##### GIVEN MATERIAL #####
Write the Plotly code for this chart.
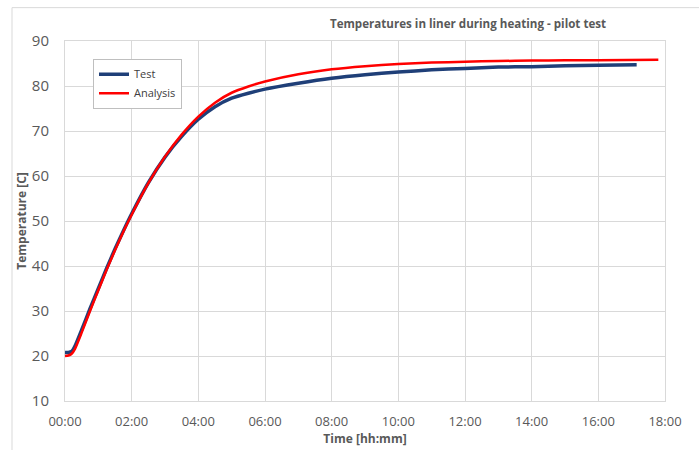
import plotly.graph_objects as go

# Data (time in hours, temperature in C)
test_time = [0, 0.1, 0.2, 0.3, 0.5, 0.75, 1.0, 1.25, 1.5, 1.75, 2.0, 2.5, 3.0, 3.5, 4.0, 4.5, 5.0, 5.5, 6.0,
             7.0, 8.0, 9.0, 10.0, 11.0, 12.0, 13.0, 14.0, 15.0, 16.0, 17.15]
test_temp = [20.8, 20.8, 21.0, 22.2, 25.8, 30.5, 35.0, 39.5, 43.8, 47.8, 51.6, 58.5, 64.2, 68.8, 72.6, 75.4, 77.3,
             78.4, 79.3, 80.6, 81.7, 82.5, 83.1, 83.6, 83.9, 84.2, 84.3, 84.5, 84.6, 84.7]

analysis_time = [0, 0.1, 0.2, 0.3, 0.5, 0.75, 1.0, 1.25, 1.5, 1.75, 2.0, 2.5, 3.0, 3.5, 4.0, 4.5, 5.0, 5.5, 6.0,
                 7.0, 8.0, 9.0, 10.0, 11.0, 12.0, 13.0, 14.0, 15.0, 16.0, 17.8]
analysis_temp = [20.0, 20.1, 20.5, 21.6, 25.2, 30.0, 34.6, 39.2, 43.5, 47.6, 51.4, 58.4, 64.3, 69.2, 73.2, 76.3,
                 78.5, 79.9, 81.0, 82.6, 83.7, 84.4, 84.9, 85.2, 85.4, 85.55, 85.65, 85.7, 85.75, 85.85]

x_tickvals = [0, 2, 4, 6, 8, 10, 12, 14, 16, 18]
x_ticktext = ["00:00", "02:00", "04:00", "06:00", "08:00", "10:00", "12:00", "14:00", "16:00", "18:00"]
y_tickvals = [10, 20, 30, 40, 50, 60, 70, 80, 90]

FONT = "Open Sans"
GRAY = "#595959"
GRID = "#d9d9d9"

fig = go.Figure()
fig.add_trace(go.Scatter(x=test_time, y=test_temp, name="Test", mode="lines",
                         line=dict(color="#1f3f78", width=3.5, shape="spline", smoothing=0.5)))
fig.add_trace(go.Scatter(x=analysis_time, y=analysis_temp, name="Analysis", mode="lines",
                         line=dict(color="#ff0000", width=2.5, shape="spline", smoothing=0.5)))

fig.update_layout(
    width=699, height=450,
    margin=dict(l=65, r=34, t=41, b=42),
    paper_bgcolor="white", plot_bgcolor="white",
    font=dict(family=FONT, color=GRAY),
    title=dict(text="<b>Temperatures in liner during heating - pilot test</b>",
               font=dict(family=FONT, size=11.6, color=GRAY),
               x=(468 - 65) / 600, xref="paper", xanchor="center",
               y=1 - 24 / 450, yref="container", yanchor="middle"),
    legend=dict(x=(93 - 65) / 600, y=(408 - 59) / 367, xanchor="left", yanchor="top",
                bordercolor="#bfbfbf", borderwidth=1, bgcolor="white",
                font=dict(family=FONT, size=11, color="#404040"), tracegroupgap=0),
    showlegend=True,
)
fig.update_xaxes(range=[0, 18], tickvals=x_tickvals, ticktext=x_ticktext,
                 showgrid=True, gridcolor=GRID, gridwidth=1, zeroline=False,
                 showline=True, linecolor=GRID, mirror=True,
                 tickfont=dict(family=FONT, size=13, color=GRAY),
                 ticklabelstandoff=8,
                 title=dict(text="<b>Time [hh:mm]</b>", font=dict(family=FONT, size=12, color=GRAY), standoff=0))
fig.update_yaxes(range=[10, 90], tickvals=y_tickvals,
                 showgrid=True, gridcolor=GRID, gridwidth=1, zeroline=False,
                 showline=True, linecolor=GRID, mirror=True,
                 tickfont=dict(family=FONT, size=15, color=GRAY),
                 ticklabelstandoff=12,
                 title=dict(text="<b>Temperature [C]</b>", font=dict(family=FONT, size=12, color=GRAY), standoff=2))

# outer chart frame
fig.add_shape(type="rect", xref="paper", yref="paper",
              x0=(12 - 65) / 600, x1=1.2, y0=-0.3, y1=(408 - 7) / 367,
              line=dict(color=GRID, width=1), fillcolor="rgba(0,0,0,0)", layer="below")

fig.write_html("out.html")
#####
- WHAT IS NEEDED:
Please set down each line of the data above exactly as written, without the pictures.

- REPLY TO THE TASK:
Write the Plotly code for this chart.
import plotly.graph_objects as go

# Data (time in hours, temperature in C)
test_time = [0, 0.1, 0.2, 0.3, 0.5, 0.75, 1.0, 1.25, 1.5, 1.75, 2.0, 2.5, 3.0, 3.5, 4.0, 4.5, 5.0, 5.5, 6.0,
             7.0, 8.0, 9.0, 10.0, 11.0, 12.0, 13.0, 14.0, 15.0, 16.0, 17.15]
test_temp = [20.8, 20.8, 21.0, 22.2, 25.8, 30.5, 35.0, 39.5, 43.8, 47.8, 51.6, 58.5, 64.2, 68.8, 72.6, 75.4, 77.3,
             78.4, 79.3, 80.6, 81.7, 82.5, 83.1, 83.6, 83.9, 84.2, 84.3, 84.5, 84.6, 84.7]

analysis_time = [0, 0.1, 0.2, 0.3, 0.5, 0.75, 1.0, 1.25, 1.5, 1.75, 2.0, 2.5, 3.0, 3.5, 4.0, 4.5, 5.0, 5.5, 6.0,
                 7.0, 8.0, 9.0, 10.0, 11.0, 12.0, 13.0, 14.0, 15.0, 16.0, 17.8]
analysis_temp = [20.0, 20.1, 20.5, 21.6, 25.2, 30.0, 34.6, 39.2, 43.5, 47.6, 51.4, 58.4, 64.3, 69.2, 73.2, 76.3,
                 78.5, 79.9, 81.0, 82.6, 83.7, 84.4, 84.9, 85.2, 85.4, 85.55, 85.65, 85.7, 85.75, 85.85]

x_tickvals = [0, 2, 4, 6, 8, 10, 12, 14, 16, 18]
x_ticktext = ["00:00", "02:00", "04:00", "06:00", "08:00", "10:00", "12:00", "14:00", "16:00", "18:00"]
y_tickvals = [10, 20, 30, 40, 50, 60, 70, 80, 90]

FONT = "Open Sans"
GRAY = "#595959"
GRID = "#d9d9d9"

fig = go.Figure()
fig.add_trace(go.Scatter(x=test_time, y=test_temp, name="Test", mode="lines",
                         line=dict(color="#1f3f78", width=3.5, shape="spline", smoothing=0.5)))
fig.add_trace(go.Scatter(x=analysis_time, y=analysis_temp, name="Analysis", mode="lines",
                         line=dict(color="#ff0000", width=2.5, shape="spline", smoothing=0.5)))

fig.update_layout(
    width=699, height=450,
    margin=dict(l=65, r=34, t=41, b=42),
    paper_bgcolor="white", plot_bgcolor="white",
    font=dict(family=FONT, color=GRAY),
    title=dict(text="<b>Temperatures in liner during heating - pilot test</b>",
               font=dict(family=FONT, size=11.6, color=GRAY),
               x=(468 - 65) / 600, xref="paper", xanchor="center",
               y=1 - 24 / 450, yref="container", yanchor="middle"),
    legend=dict(x=(93 - 65) / 600, y=(408 - 59) / 367, xanchor="left", yanchor="top",
                bordercolor="#bfbfbf", borderwidth=1, bgcolor="white",
                font=dict(family=FONT, size=11, color="#404040"), tracegroupgap=0),
    showlegend=True,
)
fig.update_xaxes(range=[0, 18], tickvals=x_tickvals, ticktext=x_ticktext,
                 showgrid=True, gridcolor=GRID, gridwidth=1, zeroline=False,
                 showline=True, linecolor=GRID, mirror=True,
                 tickfont=dict(family=FONT, size=13, color=GRAY),
                 ticklabelstandoff=8,
                 title=dict(text="<b>Time [hh:mm]</b>", font=dict(family=FONT, size=12, color=GRAY), standoff=0))
fig.update_yaxes(range=[10, 90], tickvals=y_tickvals,
                 showgrid=True, gridcolor=GRID, gridwidth=1, zeroline=False,
                 showline=True, linecolor=GRID, mirror=True,
                 tickfont=dict(family=FONT, size=15, color=GRAY),
                 ticklabelstandoff=12,
                 title=dict(text="<b>Temperature [C]</b>", font=dict(family=FONT, size=12, color=GRAY), standoff=2))

# outer chart frame
fig.add_shape(type="rect", xref="paper", yref="paper",
              x0=(12 - 65) / 600, x1=1.2, y0=-0.3, y1=(408 - 7) / 367,
              line=dict(color=GRID, width=1), fillcolor="rgba(0,0,0,0)", layer="below")

fig.write_html("out.html")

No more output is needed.